5/31/2001 11:44:32 AM

Daniel Wolf wrote,

<<A given number of scale tones will appear on the tree in every
relatively-prime set of sums. For example, one finds scales with 12
tones as the sum of 1+11 and 5+7. (The non-relatively-prime sums,
2+10=12, 3+9=12, and 4+8=12, generate deficient and redundant
solutions, so we can ignore them). This is useful because a given
scale's appearance in different places on the tree indicates
different -- and often surprisingly so -- ways of working.>>

Hi Daniel,

Shouldn't that say something like "a given number of scale tones will
appear on the tree in every set of sums that have no common divisor
greater than 1", as opposed to "a given number of scale tones will
appear on the tree in every relatively-prime set of sums"?

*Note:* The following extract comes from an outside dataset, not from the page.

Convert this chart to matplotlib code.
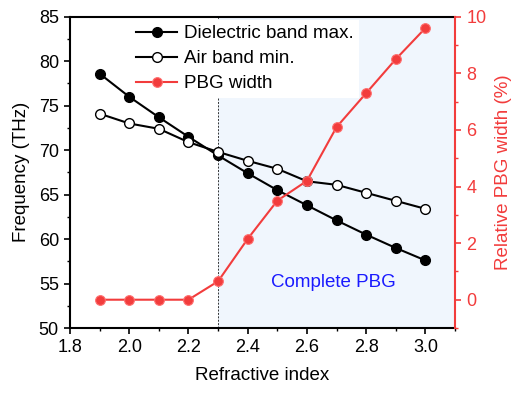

Also, you don't necessarily have to ignore sums with a common divisor.
You could scale the periodicity by the GCD and go on about the
business of the tree in pretty much the same ways that you mention.
Though you'd have to carry transformations across each segment of your
periodicity, etc.

By the way, I think posts like the ones your undertaking here are a
great idea and should hopefully spur more participation from a wider
percentage of the list members; especially those who might find a lot
of terminology and ideas flying around between a small group of people
much too quickly to get a grip on.

--Dan Stearns

🔗D.Stearns <STEARNS@CAPECOD.NET>

5/31/2001 12:15:04 PM

I wrote,

<<Shouldn't that say something like [SNIP]>>

Whoops, for some reason my brain registered co-prime for
"relatively-prime", sorry about that.